Menem armó la estructura judicial conocida como Comodoro Py, que es una especie de ejemplo de todo lo que desprestigia y desacredita a los Tribunales. Los jueces de la servilleta atribuida al ex ministro Carlos Corach prestaron servicios a quien los designó y, luego, se encargaron de proteger a sus sucesores. Esta dinámica distorsiva de la función de la magistratura degeneró en un sótano de la democracia habitado por espías y servicios de inteligencia prestos a dar “el carpetazo”. Se aceptó que un juez federal se conduzca como lo hicieron Norberto Oyarbide, Claudio Bonadío o Rodolfo Canicoba Corral. Y que servir en la Justicia equivalga a ostentaciones de riqueza y de poder, y a estar por encima de la ética y de la propia ley.
El menemismo se condujo como si fuese inmune al Código Penal. Los manejos irregulares de fondos públicos mancharon a la administración de una forma nunca vista en la Argentina. El descubrimiento de las anomalías resultó, con el diario del lunes, un estímulo infalible para el aleteo del periodismo de investigación. En la imagen de un Gobierno sin límites para la acumulación de fortunas contribuyeron desde el jefe de Estado hasta Víctor Alderete, ex presidente del PAMI. Las acusaciones alcanzaron a varios ex ministros, desde Corach y Oscar Camilión hasta Erman Gonzalez y José Luis Manzano, a quien se atribuye la célebre frase “robo para la corona”.
La política de privatizaciones de los servicios públicos concebida por el administrativista Roberto Dromi fue una fuente constante de sospechas. Los reparos alcanzaron a un número significativo de miembros del gabinete, pero sólo prosperaron en el caso de María Julia Alsogaray, otro ícono de esa era. Los crecimientos patrimoniales astronómicos llevaron a la cárcel a la ex ministra fallecida. La mala suerte judicial convirtió a Alsogaray en una especie de modelo de chivo expiatorio.

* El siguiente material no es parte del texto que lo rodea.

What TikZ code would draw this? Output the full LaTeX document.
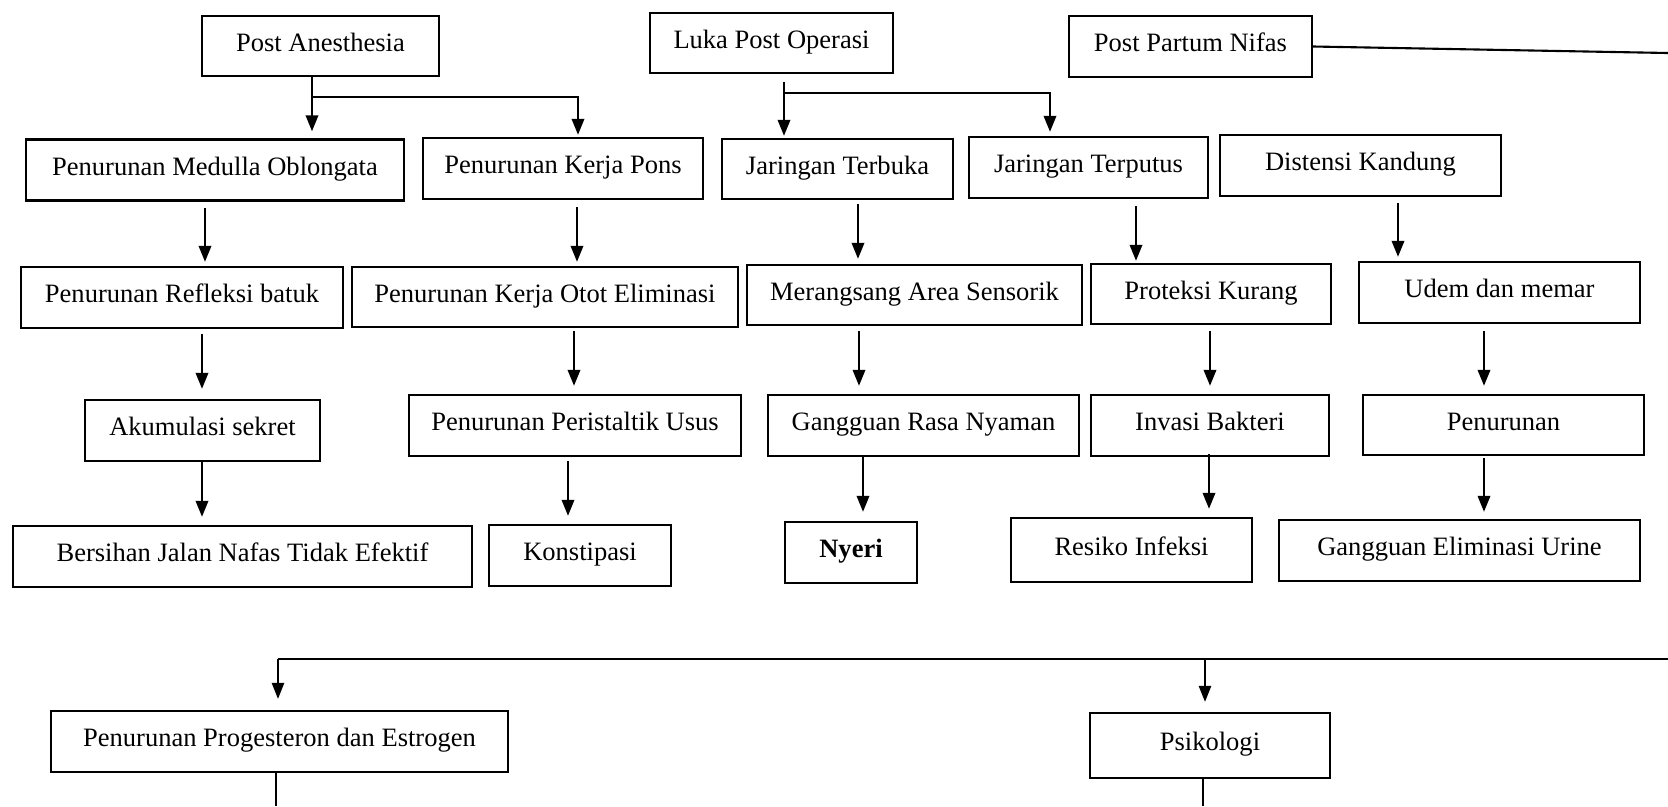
\documentclass[tikz,border=0pt]{standalone}
\usepackage{fontspec}
\setmainfont{Liberation Serif}
\usetikzlibrary{arrows.meta}

\begin{document}
\begin{tikzpicture}[x=0.02cm,y=-0.02cm]
	\tikzstyle{box} = [rectangle,fill=white,draw=black,line width=1.4pt,inner sep=0pt,text height=0.78em,text depth=0.2em,font=\fontsize{15.1}{18}\selectfont]
	\tikzstyle{arrow} = [-{Triangle[length=0.32cm,width=0.25cm]},line width=1.2pt]
	\tikzstyle{link} = [-,line width=1.2pt]
	\tikzstyle{thinlink} = [-,line width=0.6pt]
	\useasboundingbox (0,0) rectangle (1668,806);
	% top row
	\node[box,minimum width=4.74cm,minimum height=1.2cm] (pa) at (320.5,46) {Post Anesthesia};
	\node[box,minimum width=4.86cm,minimum height=1.2cm] (luka) at (771.5,43) {Luka Post Operasi};
	\node[box,minimum width=4.86cm,minimum height=1.22cm] (ppn) at (1190.5,46.5) {Post Partum Nifas};
	% second row
	\node[box,minimum width=7.56cm,minimum height=1.22cm] (medulla) at (215,170) {Penurunan Medulla Oblongata};
	\node[box,minimum width=5.6cm,minimum height=1.22cm] (pons) at (563,168.5) {Penurunan Kerja Pons};
	\node[box,minimum width=4.62cm,minimum height=1.2cm] (terbuka) at (837.5,169) {Jaringan Terbuka};
	\node[box,minimum width=4.78cm,minimum height=1.22cm] (terputus) at (1088.5,167.5) {Jaringan Terputus};
	\node[box,minimum width=5.62cm,minimum height=1.22cm] (distensi) at (1360.5,165.5) {Distensi Kandung};
	% third row
	\node[box,minimum width=6.44cm,minimum height=1.22cm] (refleksi) at (182,297.5) {Penurunan Refleksi batuk};
	\node[box,minimum width=7.72cm,minimum height=1.2cm] (otot) at (545,297) {Penurunan Kerja Otot Eliminasi};
	\node[box,minimum width=6.7cm,minimum height=1.2cm] (sensorik) at (914.5,295) {Merangsang Area Sensorik};
	\node[box,minimum width=4.8cm,minimum height=1.2cm] (proteksi) at (1211,294) {Proteksi Kurang};
	\node[box,minimum width=5.62cm,minimum height=1.22cm] (udem) at (1499.5,292.5) {Udem dan memar};
	% fourth row
	\node[box,minimum width=4.7cm,minimum height=1.22cm] (akumulasi) at (202.5,430.5) {Akumulasi sekret};
	\node[box,minimum width=6.64cm,minimum height=1.22cm] (peristaltik) at (575,425.5) {Penurunan Peristaltik Usus};
	\node[box,minimum width=6.22cm,minimum height=1.22cm] (nyaman) at (923.5,425.5) {Gangguan Rasa Nyaman};
	\node[box,minimum width=4.76cm,minimum height=1.22cm] (invasi) at (1210,425.5) {Invasi Bakteri};
	\node[box,minimum width=5.62cm,minimum height=1.2cm] (penurunan) at (1503.5,425) {Penurunan};
	% fifth row
	\node[box,minimum width=9.18cm,minimum height=1.22cm] (bersihan) at (242.5,556.5) {Bersihan Jalan Nafas Tidak Efektif};
	\node[box,minimum width=3.64cm,minimum height=1.22cm] (konstipasi) at (580,555.5) {Konstipasi};
	\node[box,minimum width=2.64cm,minimum height=1.22cm] (nyeri) at (851,552.5) {\textbf{Nyeri}};
	\node[box,minimum width=4.82cm,minimum height=1.28cm] (resiko) at (1131.5,550) {Resiko Infeksi};
	\node[box,minimum width=7.22cm,minimum height=1.22cm] (eliminasi) at (1459.5,550.5) {Gangguan Eliminasi Urine};
	% bottom row
	\node[box,minimum width=9.14cm,minimum height=1.22cm] (progesteron) at (279.5,741.5) {Penurunan Progesteron dan Estrogen};
	\node[box,minimum width=4.8cm,minimum height=1.3cm] (psikologi) at (1210,745.5) {Psikologi};
	% branch points
	\coordinate (pajoin) at (312,97);
	\coordinate (lukajoin) at (784,93);
	\coordinate (ppnout) at (1668,53);
	\coordinate (hleft) at (278,659);
	\coordinate (hmid) at (1205,659);
	\coordinate (hright) at (1668,659);
	\coordinate (progout) at (276,806);
	\coordinate (psiout) at (1203,806);
	% top to second row
	\draw[arrow,shorten >=0.14cm] (312,0 |- pa.south) -- (312,0 |- medulla.north);
	\draw[arrow,shorten >=0.04cm] (pajoin) -| (578,0 |- pons.north);
	\draw[arrow,shorten <=0.16cm,shorten >=0.04cm] (784,0 |- luka.south) -- (784,0 |- terbuka.north);
	\draw[arrow,shorten >=0.08cm] (lukajoin) -| (1050,0 |- terputus.north);
	\draw[link] (ppn.east) -- (ppnout);
	% second to third row
	\draw[arrow,shorten <=0.12cm,shorten >=0.08cm] (205,0 |- medulla.south) -- (205,0 |- refleksi.north);
	\draw[arrow,shorten <=0.14cm,shorten >=0.08cm] (577,0 |- pons.south) -- (577,0 |- otot.north);
	\draw[arrow,shorten <=0.08cm,shorten >=0.1cm] (858,0 |- terbuka.south) -- (858,0 |- sensorik.north);
	\draw[arrow,shorten <=0.14cm,shorten >=0.04cm] (1136,0 |- terputus.south) -- (1136,0 |- proteksi.north);
	\draw[arrow,shorten <=0.12cm,shorten >=0.08cm] (1398,0 |- distensi.south) -- (1398,0 |- udem.north);
	% third to fourth row
	\draw[arrow,shorten <=0.1cm,shorten >=0.2cm] (202,0 |- refleksi.south) -- (202,0 |- akumulasi.north);
	\draw[arrow,shorten <=0.06cm,shorten >=0.16cm] (574,0 |- otot.south) -- (574,0 |- peristaltik.north);
	\draw[arrow,shorten <=0.1cm,shorten >=0.16cm] (859,0 |- sensorik.south) -- (859,0 |- nyaman.north);
	\draw[arrow,shorten <=0.12cm,shorten >=0.16cm] (1210,0 |- proteksi.south) -- (1210,0 |- invasi.north);
	\draw[arrow,shorten <=0.14cm,shorten >=0.16cm] (1484,0 |- udem.south) -- (1484,0 |- penurunan.north);
	% fourth to fifth row
	\draw[arrow,shorten >=0.16cm] (202,0 |- akumulasi.south) -- (202,0 |- bersihan.north);
	\draw[arrow,shorten <=0.08cm,shorten >=0.16cm] (568,0 |- peristaltik.south) -- (568,0 |- konstipasi.north);
	\draw[arrow,shorten >=0.18cm] (863,0 |- nyaman.south) -- (863,0 |- nyeri.north);
	\draw[arrow,shorten <=-0.06cm,shorten >=0.16cm] (1209,0 |- invasi.south) -- (1209,0 |- resiko.north);
	\draw[arrow,shorten <=0.04cm,shorten >=0.14cm] (1484,0 |- penurunan.south) -- (1484,0 |- eliminasi.north);
	% lower branch
	\draw[thinlink] (hright) -- (hleft);
	\draw[arrow,line width=0.7pt,shorten >=0.22cm] (hleft) -- (278,0 |- progesteron.north);
	\draw[arrow,line width=0.7pt,shorten >=0.2cm] (hmid) -- (1205,0 |- psikologi.north);
	\draw[thinlink] (276,0 |- progesteron.south) -- (progout);
	\draw[thinlink] (1203,0 |- psikologi.south) -- (psiout);
\end{tikzpicture}
\end{document}
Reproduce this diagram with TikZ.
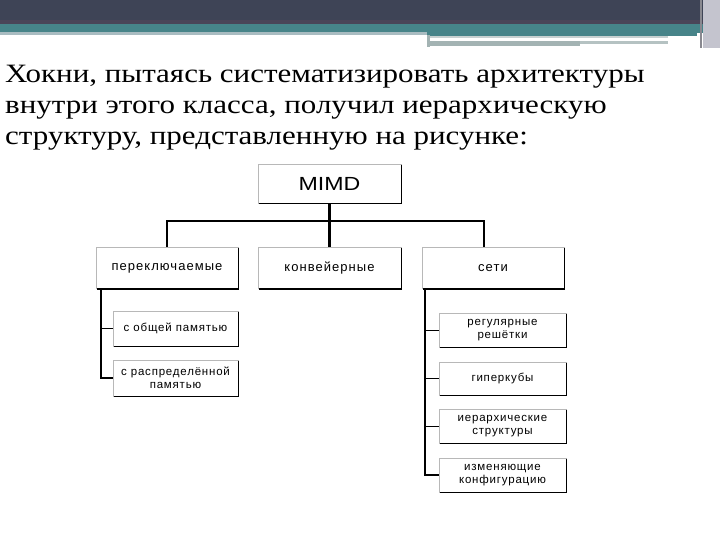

El “Yomagate”; la leche adulterada de Carlos Spadone; la Aduana; la presa hidroeléctrica Yacyretá; la licitación de IBM organizada por el Banco Nación, y la venta de armas a Ecuador, Croacia y Bosnia forman parte de un inventario de escándalos que también se proyectó sobre los Tribunales encargados de esclarecerlos. Menem fue condenado, pero sus fueros y los cajoneos procesales le permitieron permanecer en libertad y mantener una suerte de representación vitalicia de la provincia de La Rioja en el Senado. En 2017, la Corte de la Nación incluso lo habilitó a ser candidato con el argumento de que la sentencia en el caso de la venta de armas aún tenía que ser revisada. La sustanciación de esta causa había comenzado en 1995.
El ex mandatario también recibió una condena en otra causa de sobresueldos abierta en 2004, luego de que Alsogaray declarara que era una práctica habitual cobrar sobresueldos de fondos reservados provenientes de la Secretaría de Inteligencia. La investigación de los hechos acaecidos en 1995 abarcó, entre otros funcionarios, a los ex ministros Domingo Cavallo, Raúl Granillo Ocampo, Camilión y a la propia Alsogaray. Hubo sentencias condenatorias para Menem, Cavallo y Granillo Ocampo, que luego confirmó Casación. El caso subió a la Corte en 2018 y allí se paró.
El miércoles y por el deceso ocurrido ayer, el máximo tribunal del país tendrá que declarar extinguida la acción penal respecto del acusado con mayor responsabilidad política. Por más que arrecien las denuncias y algunas de ellas hayan sido comprobadas a lo largo de trámites exasperantes, nunca un titular del Poder Ejecutivo de la Nación ha cumplido una pena. Esa es la Justicia de Menem.
Los manejos institucionales espurios no sólo contaminaron la sustanciación de los procesos referidos a enriquecimientos ilícitos o sobornos. Aquella mala praxis tiene en la causa del atentado contra la AMIA a una de sus mayores e insuperables víctimas. Una oscuridad densa rodea y abraza al Gobierno de Menem. En ese cono flotan hechos como las explosiones de Río Tercero (Córdoba) y el homicidio de José Luis Cabezas. La relación problemática del ex presidente con la verdad hasta puso en tela de juicio al accidente fatal de su propio hijo, Carlos Menem Junior.
Con los indultos a los involucrados en la violencia y la interrupción democrática de los 70, Menem terminó de destrozar un programa único de revisión de delitos de lesa humanidad y contribuyó a dividir a los argentinos. En el afán de perpetuarse y Pacto de Olivos de por medio, instauró las reelecciones y fue un promotor decidido del axioma de que sin dinero no es posible llegar a gobernar. De esa fe provienen la identificación de la corrupción con la política y el descrédito de una actividad indispensable para la construcción del bien común. Una palabra resume esta trayectoria de poder hasta la muerte: impunidad.